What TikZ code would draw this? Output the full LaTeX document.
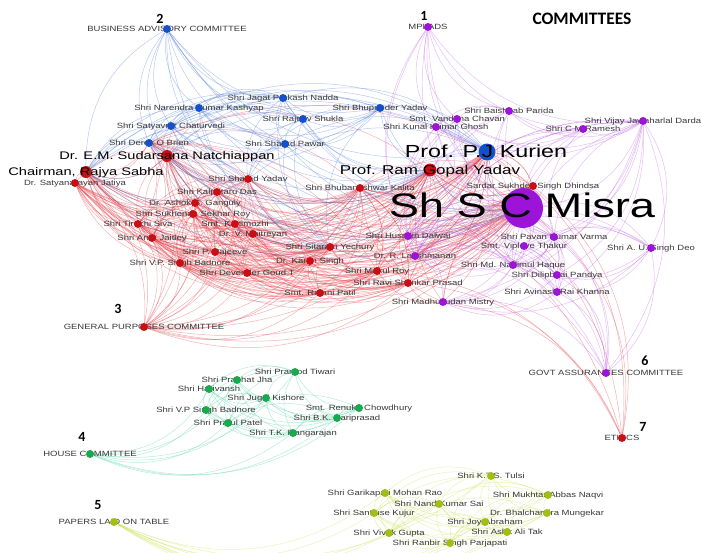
\documentclass[tikz,border=0pt]{standalone}
\usepackage{fontspec}
\setmainfont{Liberation Sans}[FakeStretch=1.25]
\newfontfamily\namefont{Liberation Sans}[FakeStretch=1.33]
\newfontfamily\headfont{Carlito}
\usetikzlibrary{backgrounds}
\definecolor{rnode}{RGB}{200,16,20}
\definecolor{bnode}{RGB}{20,80,200}
\definecolor{pnode}{RGB}{155,20,215}
\definecolor{gnode}{RGB}{25,170,80}
\definecolor{ynode}{RGB}{160,190,20}
\definecolor{rline}{RGB}{228,50,60}
\definecolor{bline}{RGB}{70,115,215}
\definecolor{pline}{RGB}{185,85,225}
\definecolor{gline}{RGB}{60,205,150}
\definecolor{yline}{RGB}{195,222,70}
\definecolor{lgray}{RGB}{55,55,55}
\pgfdeclarelayer{edges}
\pgfdeclarelayer{labels}
\pgfdeclarelayer{front}
\pgfsetlayers{edges,labels,main,front}
\tikzset{
	every node/.style = { inner sep=0pt },
	dot/.style  = { circle, minimum size=8pt },
	rm/.style   = { dot, fill=rnode },
	bm/.style   = { dot, fill=bnode },
	pm/.style   = { dot, fill=pnode },
	gm/.style   = { dot, fill=gnode },
	ym/.style   = { dot, fill=ynode },
	lbl/.style  = { font=\fontsize{7.6}{8}\selectfont, text=lgray, text height=5.4pt, text depth=0pt },
	big/.style  = { font=\namefont\fontsize{#1}{#1}\selectfont, text=black, text height=0.72*#1pt, text depth=0pt },
	num/.style  = { font=\headfont\bfseries\fontsize{14}{14}\selectfont },
	edge/.style = { line width=.5pt, opacity=.38, bend right=30 },
	re/.style   = { edge, draw=rline },
	be/.style   = { edge, draw=bline },
	pe/.style   = { edge, draw=pline },
	ge/.style   = { edge, draw=gline },
	ye/.style   = { edge, draw=yline },
}
% a member: style, name, position, text
\newcommand{\member}[4]{\node[#1] (#2) at (#3) {};
	\begin{pgfonlayer}{labels}\node[lbl] at (#2) {#4};\end{pgfonlayer}}
% committee to its members
\newcommand{\seats}[3]{\foreach \who in #3 {\draw[#1] (#2) to (\who);}}
% members of one committee with each other
\newcommand{\clique}[2]{\foreach \a [count=\i] in #2 {
	\foreach \b [count=\j] in #2 {\ifnum\j>\i \draw[#1] (\a) to (\b);\fi}}}

\begin{document}
\begin{tikzpicture}[x=1pt,y=-1pt]
\useasboundingbox (0,0) rectangle (702,552);

% committees
\member{pm}{mplads}{428,27}{MPLADS}
\member{bm}{bac}{167,29}{BUSINESS ADVISORY COMMITTEE}
\member{rm}{gpc}{144,327}{GENERAL PURPOSES COMMITTEE}
\member{gm}{house}{90,454}{HOUSE COMMITTEE}
\member{ym}{plot}{114,522}{PAPERS LAID ON TABLE}
\member{pm}{gac}{606,373}{GOVT ASSURANCES COMMITTEE}
\member{rm}{ethics}{622,438}{ETHICS}
\node (n1) [num] at (424,16) {1};
\node (n2) [num] at (160,19) {2};
\node (n3) [num] at (118,309) {3};
\node (n4) [num] at (82,437) {4};
\node (n5) [num] at (98,505) {5};
\node (n6) [num] at (645,361) {6};
\node (n7) [num] at (643,427) {7};
\node (title) [font=\headfont\bfseries\fontsize{17.5}{17.5}\selectfont] at (582,19) {COMMITTEES};

% red
\node (chair) [rm,minimum size=12pt] at (86,172) {};
\node (natch) [rm,minimum size=12pt] at (167,156) {};
\node (rgyadav) [rm,minimum size=13pt] at (430,170) {};
\member{rm}{jatiya}{75,183}{Dr. Satyanarayan Jatiya}
\member{rm}{syadav}{248,179}{Shri Sharad Yadav}
\member{rm}{kdas}{217,192}{Shri Kalpataru Das}
\member{rm}{ganguly}{195,203}{Dr. Ashok S. Ganguly}
\member{rm}{sroy}{193,214}{Shri Sukhendu Sekhar Roy}
\member{rm}{siva}{138,224}{Shri Tiruchi Siva}
\member{rm}{kani}{235,224}{Smt. Kanimozhi}
\member{rm}{jaitley}{152,238}{Shri Arun Jaitley}
\member{rm}{maitreyan}{253,234}{Dr. V. Maitreyan}
\member{rm}{rajeeve}{215,252}{Shri P. Rajeeve}
\member{rm}{badnore}{180,263}{Shri V.P. Singh Badnore}
\member{rm}{goud}{247,273}{Shri Devender Goud T}
\member{rm}{karan}{310,261}{Dr. Karan Singh}
\member{rm}{yechury}{330,247}{Shri Sitaram Yechury}
\member{rm}{patil}{320,293}{Smt. Rajani Patil}
\member{rm}{mroy}{377,271}{Shri Mukul Roy}
\member{rm}{prasad}{408,283}{Shri Ravi Shankar Prasad}
\member{rm}{kalita}{360,188}{Shri Bhubaneshwar Kalita}
\member{rm}{dhindsa}{533,186}{Sardar Sukhdev Singh Dhindsa}

% blue
\node (kurien) [bm,minimum size=17pt] at (487,152) {};
\member{bm}{nadda}{283,98}{Shri Jagat Prakash Nadda}
\member{bm}{kashyap}{199,108}{Shri Narendra Kumar Kashyap}
\member{bm}{shukla}{303,119}{Shri Rajeev Shukla}
\member{bm}{chaturvedi}{171,126}{Shri Satyavrat Chaturvedi}
\member{bm}{obrien}{149,143}{Shri Derek O Brien}
\member{bm}{pawar}{285,144}{Shri Sharad Pawar}
\member{bm}{byadav}{380,108}{Shri Bhupender Yadav}

% purple
\node (misra) [pm,minimum size=40pt] at (523,208) {};
\member{pm}{parida}{509,111}{Shri Baishnab Parida}
\member{pm}{chavan}{457,119}{Smt. Vandana Chavan}
\member{pm}{ghosh}{436,127}{Shri Kunal Kumar Ghosh}
\member{pm}{ramesh}{583,129}{Shri C M Ramesh}
\member{pm}{darda}{643,121}{Shri Vijay Jawaharlal Darda}
\member{pm}{dalwai}{408,236}{Shri Hussain Dalwai}
\member{pm}{varma}{554,237}{Shri Pavan Kumar Varma}
\member{pm}{thakur}{524,246}{Smt. Viplove Thakur}
\member{pm}{deo}{651,248}{Shri A. U. Singh Deo}
\member{pm}{lakshmanan}{415,256}{Dr. R. Lakshmanan}
\member{pm}{haque}{513,265}{Shri Md. Nadimul Haque}
\member{pm}{pandya}{557,275}{Shri Dilipbhai Pandya}
\member{pm}{khanna}{557,292}{Shri Avinash Rai Khanna}
\member{pm}{mistry}{443,302}{Shri Madhusudan Mistry}

% green
\member{gm}{tiwari}{295,372}{Shri Pramod Tiwari}
\member{gm}{jha}{237,380}{Shri Prabhat Jha}
\member{gm}{harivansh}{209,389}{Shri Harivansh}
\member{gm}{kishore}{266,398}{Shri Jugal Kishore}
\member{gm}{vpbadnore}{206,410}{Shri V.P Singh Badnore}
\member{gm}{renuka}{359,408}{Smt. Renuka Chowdhury}
\member{gm}{hariprasad}{337,418}{Shri B.K. Hariprasad}
\member{gm}{patel}{228,423}{Shri Praful Patel}
\member{gm}{rangarajan}{293,433}{Shri T.K. Rangarajan}

% yellow
\member{ym}{tulsi}{491,476}{Shri K.T.S. Tulsi}
\member{ym}{garikapati}{385,493}{Shri Garikapati Mohan Rao}
\member{ym}{naqvi}{548,495}{Shri Mukhtar Abbas Naqvi}
\member{ym}{sai}{439,504}{Shri Nand Kumar Sai}
\member{ym}{kujur}{374,513}{Shri Santiuse Kujur}
\member{ym}{mungekar}{547,513}{Dr. Bhalchandra Mungekar}
\member{ym}{abraham}{485,522}{Shri Joy Abraham}
\member{ym}{tak}{507,532}{Shri Ashk Ali Tak}
\member{ym}{gupta}{389,533}{Shri Vivek Gupta}
\member{ym}{parjapati}{450,543}{Shri Ranbir Singh Parjapati}

% big names on top
\begin{pgfonlayer}{front}
\node (misra-l)   [big=34]   at (522,205) {Sh S C Misra};
\node (kurien-l)  [big=17.5] at (486,151) {Prof. P.J Kurien};
\node (rgyadav-l) [big=12.8] at (430,170) {Prof. Ram Gopal Yadav};
\node (natch-l)   [big=11]   at (167,156) {Dr. E.M. Sudarsana Natchiappan};
\node (chair-l)   [big=11]   at (86,172)  {Chairman, Rajya Sabha};
\end{pgfonlayer}

% connectors
\begin{pgfonlayer}{edges}
\def\gpclist{chair,natch,jatiya,syadav,kdas,ganguly,sroy,siva,kani,jaitley,maitreyan,rajeeve,badnore,goud,karan,yechury,patil,mroy,prasad,kalita,rgyadav,dhindsa,obrien,kurien,misra}
\def\baclist{kurien,nadda,kashyap,shukla,chaturvedi,obrien,pawar,byadav,chair,natch,syadav,yechury,rgyadav,misra}
\def\mpllist{parida,chavan,ghosh,ramesh,darda,misra,dalwai,lakshmanan,haque,varma}
\def\gaclist{mistry,khanna,pandya,haque,deo,varma,thakur,misra,darda,dalwai,lakshmanan}
\def\ethlist{misra,rgyadav,dhindsa,prasad,mroy,kalita,mistry,kurien}
\def\houlist{tiwari,jha,harivansh,kishore,vpbadnore,renuka,hariprasad,patel,rangarajan}
\def\plolist{tulsi,garikapati,naqvi,sai,kujur,mungekar,abraham,tak,gupta,parjapati}
\clique{re}{\gpclist}
\clique{be}{\baclist}
\clique{pe}{\mpllist}
\clique{pe}{\gaclist}
\clique{re}{\ethlist}
\clique{ge}{\houlist}
\clique{ye}{\plolist}
\seats{re}{gpc}{\gpclist}
\seats{be}{bac}{\baclist}
\seats{pe}{mplads}{\mpllist}
\seats{pe}{gac}{\gaclist}
\seats{re}{ethics}{\ethlist}
\seats{ge}{house}{\houlist}
\seats{ye}{plot}{\plolist}
\end{pgfonlayer}
\end{tikzpicture}
\end{document}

- - - -

Exercise objective:
Make an exact copy of the lines from the top of the material through the line with "(0,0) rectangle (702,552);", pictures excluded.

The result:
What TikZ code would draw this? Output the full LaTeX document.
\documentclass[tikz,border=0pt]{standalone}
\usepackage{fontspec}
\setmainfont{Liberation Sans}[FakeStretch=1.25]
\newfontfamily\namefont{Liberation Sans}[FakeStretch=1.33]
\newfontfamily\headfont{Carlito}
\usetikzlibrary{backgrounds}
\definecolor{rnode}{RGB}{200,16,20}
\definecolor{bnode}{RGB}{20,80,200}
\definecolor{pnode}{RGB}{155,20,215}
\definecolor{gnode}{RGB}{25,170,80}
\definecolor{ynode}{RGB}{160,190,20}
\definecolor{rline}{RGB}{228,50,60}
\definecolor{bline}{RGB}{70,115,215}
\definecolor{pline}{RGB}{185,85,225}
\definecolor{gline}{RGB}{60,205,150}
\definecolor{yline}{RGB}{195,222,70}
\definecolor{lgray}{RGB}{55,55,55}
\pgfdeclarelayer{edges}
\pgfdeclarelayer{labels}
\pgfdeclarelayer{front}
\pgfsetlayers{edges,labels,main,front}
\tikzset{
	every node/.style = { inner sep=0pt },
	dot/.style  = { circle, minimum size=8pt },
	rm/.style   = { dot, fill=rnode },
	bm/.style   = { dot, fill=bnode },
	pm/.style   = { dot, fill=pnode },
	gm/.style   = { dot, fill=gnode },
	ym/.style   = { dot, fill=ynode },
	lbl/.style  = { font=\fontsize{7.6}{8}\selectfont, text=lgray, text height=5.4pt, text depth=0pt },
	big/.style  = { font=\namefont\fontsize{#1}{#1}\selectfont, text=black, text height=0.72*#1pt, text depth=0pt },
	num/.style  = { font=\headfont\bfseries\fontsize{14}{14}\selectfont },
	edge/.style = { line width=.5pt, opacity=.38, bend right=30 },
	re/.style   = { edge, draw=rline },
	be/.style   = { edge, draw=bline },
	pe/.style   = { edge, draw=pline },
	ge/.style   = { edge, draw=gline },
	ye/.style   = { edge, draw=yline },
}
% a member: style, name, position, text
\newcommand{\member}[4]{\node[#1] (#2) at (#3) {};
	\begin{pgfonlayer}{labels}\node[lbl] at (#2) {#4};\end{pgfonlayer}}
% committee to its members
\newcommand{\seats}[3]{\foreach \who in #3 {\draw[#1] (#2) to (\who);}}
% members of one committee with each other
\newcommand{\clique}[2]{\foreach \a [count=\i] in #2 {
	\foreach \b [count=\j] in #2 {\ifnum\j>\i \draw[#1] (\a) to (\b);\fi}}}

\begin{document}
\begin{tikzpicture}[x=1pt,y=-1pt]
\useasboundingbox (0,0) rectangle (702,552);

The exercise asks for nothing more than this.